The last layer's dual kernel has the form $\hat{\Phi}^L_{\mu\alpha} = - \frac{\gamma_0^2 \beta^2}{2\lambda} \Delta_{\mu} \Delta_{\alpha}$ , which we see vanishes as feature learning strength is taken to zero $\gamma_0 \to 0$ , while for non-negligible γ₀, we see that the last layer features are non-Gaussian. We thus see that the moment generating function for the last layer field has the form

$\begin{align} & \mathcal Z\left[\Phi^{L-1},\hat{\Phi}^L\right]\nonumber\\ & \quad = \int \prod_{\mu } \frac{\mathrm{d}h_{\mu} \mathrm{d}\hat{h}_{\mu}}{2\pi} \exp\left( - \frac{1}{2\lambda} \sum_{\mu\alpha} \hat{h}_{\mu} \hat{h}_{\alpha} \Phi^{L-1}_{\mu\alpha} + \frac{\gamma_0^2 \beta^2}{2\lambda} \left[\sum_{\mu} \Delta_{\mu} \phi\left(h_{\mu}\right) \right]^2 + i \sum_{\mu} \hat{h}_{\mu} h_{\mu} \right). \end{align} \tag{ K.21 }$

In the $\gamma_0 \to 0$ limit, the non-Gaussian component of this density vanishes. Now that we have this form, we can compute $\Phi^L$ conditional on $\Phi^{L-1}$ . Next, we calculate $\hat{\Phi}^{L-1}_{\mu\alpha} = \left\langle \hat{h}^L_{\mu} \hat{h}^L_{\alpha} \right\rangle$ , giving

$\begin{align} \boldsymbol{\hat{\Phi}}^{L-1} = \lambda \left[\boldsymbol{\Phi}^{L-1}\right]^{-1} - \lambda^2 \left[\boldsymbol{\Phi}^{L-1}\right]^{-1} \left\langle \boldsymbol{h}^L \boldsymbol{h}^{L\top} \right\rangle \left[\boldsymbol{\Phi}^{L-1}\right]^{-1}. \end{align} \tag{ K.22 }$

Again, we note that in the $\gamma_0 \to 0$ limit, since $\left\langle \boldsymbol{h}^L \boldsymbol{h}^L \right\rangle \sim \lambda^{-1} \boldsymbol{\Phi}^{L-1}$ , so that $\hat{\boldsymbol{\Phi}}^{L-1} = 0$ , implying that the $h^{L-1}$ fields are also Gaussian in this $\gamma_0 \to 0$ limit. For arbitrary γ₀, this recursive argument can be completed going backwards using

$\begin{align} \boldsymbol{\Phi}^{\ell} = \left\langle \phi\left(\boldsymbol{h}^{\ell}\right)\phi\left(\boldsymbol{h}^{\ell}\right)^{\top} \right\rangle \ , \ \boldsymbol{\hat{\Phi}}^{\ell-1} = \lambda \left[\boldsymbol{\Phi}^{\ell-1}\right]^{-1} - \lambda^2 \left[\boldsymbol{\Phi}^{\ell-1}\right]^{-1} \left\langle \boldsymbol{h}^{\ell} \boldsymbol{h}^{\ell\top} \right\rangle \left[\boldsymbol{\Phi}^{\ell-1}\right]^{-1} . \end{align} \tag{ K.23 }$

For deep linear networks, the distributions are all Gaussian, allowing one to close algebraically, the saddle point equations for $\Phi,\hat{\Phi}$ [97].

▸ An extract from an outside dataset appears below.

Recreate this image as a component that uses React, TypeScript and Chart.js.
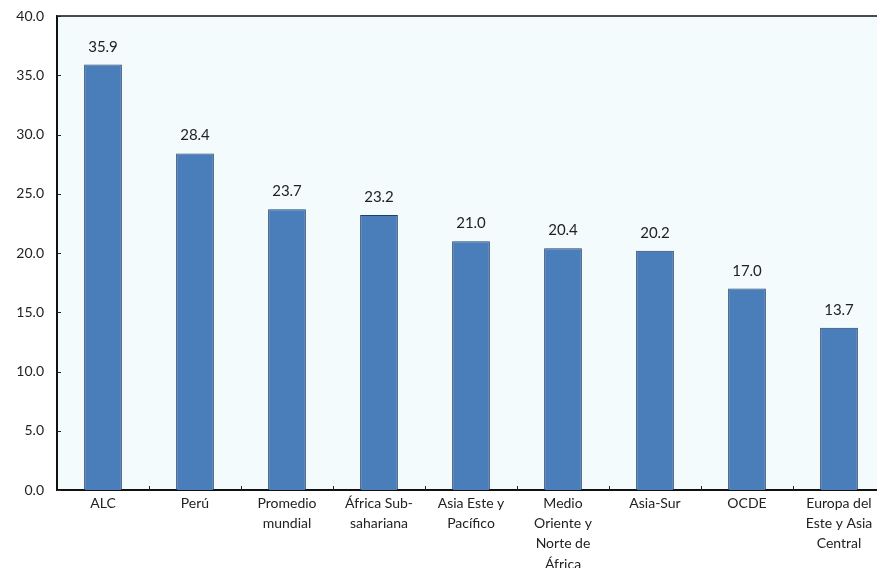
import React, { useEffect, useRef } from "react";
import { Chart, registerables } from "chart.js";

Chart.register(...registerables);

// Regions and their values
const categories: (string | string[])[] = [
  "ALC",
  "Perú",
  ["Promedio", "mundial"],
  ["África Sub-", "sahariana"],
  ["Asia Este y", "Pacífico"],
  ["Medio", "Oriente y", "Norte de", "África"],
  "Asia-Sur",
  "OCDE",
  ["Europa del", "Este y Asia", "Central"],
];
const values = [35.9, 28.4, 23.7, 23.2, 21.0, 20.4, 20.2, 17.0, 13.7];
const yTickValues = [0, 5, 10, 15, 20, 25, 30, 35, 40];

const FONT = "Lato, 'Open Sans', sans-serif";
const TEXT = "#222222";

// Plot background, frame line on top, inside tick marks and value labels
const decorations = {
  id: "decorations",
  beforeDraw(chart: any) {
    const { ctx, chartArea } = chart;
    ctx.save();
    ctx.fillStyle = "#f4fbfd";
    ctx.fillRect(chartArea.left, chartArea.top, chartArea.right - chartArea.left, chartArea.bottom - chartArea.top);
    ctx.restore();
  },
  afterDatasetsDraw(chart: any) {
    const { ctx, chartArea, scales } = chart;
    const x = scales.x;
    const y = scales.y;
    ctx.save();
    // top frame line
    ctx.strokeStyle = "#4a4a4a";
    ctx.lineWidth = 2;
    ctx.beginPath();
    ctx.moveTo(chartArea.left, chartArea.top);
    ctx.lineTo(chartArea.right, chartArea.top);
    ctx.stroke();

    // inward tick marks
    ctx.strokeStyle = "#222";
    ctx.lineWidth = 1;
    ctx.beginPath();
    yTickValues.forEach((v) => {
      const py = Math.round(y.getPixelForValue(v)) + 0.5;
      ctx.moveTo(chartArea.left, py);
      ctx.lineTo(chartArea.left + 4, py);
    });
    for (let i = 1; i < categories.length; i++) {
      const px = Math.round((x.getPixelForValue(i - 1) + x.getPixelForValue(i)) / 2) + 0.5;
      ctx.moveTo(px, chartArea.bottom);
      ctx.lineTo(px, chartArea.bottom - 4);
    }
    ctx.stroke();

    // value labels
    const meta = chart.getDatasetMeta(0);
    ctx.fillStyle = TEXT;
    ctx.font = `15px ${FONT}`;
    ctx.textAlign = "center";
    ctx.textBaseline = "alphabetic";
    meta.data.forEach((bar: any, i: number) => {
      ctx.fillText(values[i].toFixed(1), bar.x, bar.y - 13);
    });
    ctx.restore();
  },
};

export default function App() {
  const canvasRef = useRef<HTMLCanvasElement | null>(null);

  useEffect(() => {
    const canvas = canvasRef.current;
    if (!canvas) return;
    const chart = new Chart(canvas, {
      type: "bar",
      data: {
        labels: categories,
        datasets: [
          {
            data: values,
            backgroundColor: "#4a7ebb",
            borderColor: "#213e66",
            borderWidth: 1,
            barPercentage: 0.41,
            categoryPercentage: 1,
          },
        ],
      },
      options: {
        responsive: false,
        animation: false,
        devicePixelRatio: 1,
        layout: { padding: { top: 16, left: 0, right: 0, bottom: 0 } },
        plugins: {
          legend: { display: false },
          tooltip: { enabled: false },
        },
        scales: {
          x: {
            offset: true,
            grid: { display: false, drawTicks: false },
            border: { display: true, color: "#111", width: 2 },
            ticks: {
              color: TEXT,
              font: { family: FONT, size: 14, lineHeight: 1.45 },
              padding: 3,
              maxRotation: 0,
              autoSkip: false,
            },
            afterFit(scale: any) {
              scale.height = 78;
              scale.paddingLeft = 0;
              scale.paddingRight = 0;
              scale.paddingTop = 0;
              scale.paddingBottom = 0;
            },
          },
          y: {
            min: 0,
            max: 40,
            afterBuildTicks(scale: any) {
              scale.ticks = yTickValues.map((v) => ({ value: v }));
            },
            grid: { display: false, drawTicks: false },
            border: { display: true, color: "#111", width: 2 },
            ticks: {
              color: TEXT,
              font: { family: FONT, size: 14 },
              padding: 13,
              callback: (v: any) => Number(v).toFixed(1),
            },
            afterFit(scale: any) {
              scale.width = 57;
              scale.paddingTop = 0;
              scale.paddingBottom = 0;
            },
          },
        },
      },
      plugins: [decorations],
    });
    return () => chart.destroy();
  }, []);

  return (
    <div
      style={{
        position: "fixed",
        left: 0,
        top: 0,
        width: 877,
        height: 568,
        overflow: "hidden",
        background: "#ffffff",
      }}
    >
      <canvas ref={canvasRef} width={885} height={568} style={{ display: "block" }} />
    </div>
  );
}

Appendix L: Momentum dynamics

Standard GD often converges slowly and requires careful tuning of learning rate. Momentum, in contrast can, be stable under a wider range of learning rates and can benefit from acceleration on certain problems [98–101]. In this section we show that our field theory is still valid when training with momentum; simply altering the field definitions appropriately gives the infinite-width feature learning behavior.

Momentum uses a low-pass filtered version of the gradients to update the weights. A continuous limit of momentum dynamics on the trainable parameters $\{\boldsymbol{W}^{\ell} \}$ would give the following differential equations.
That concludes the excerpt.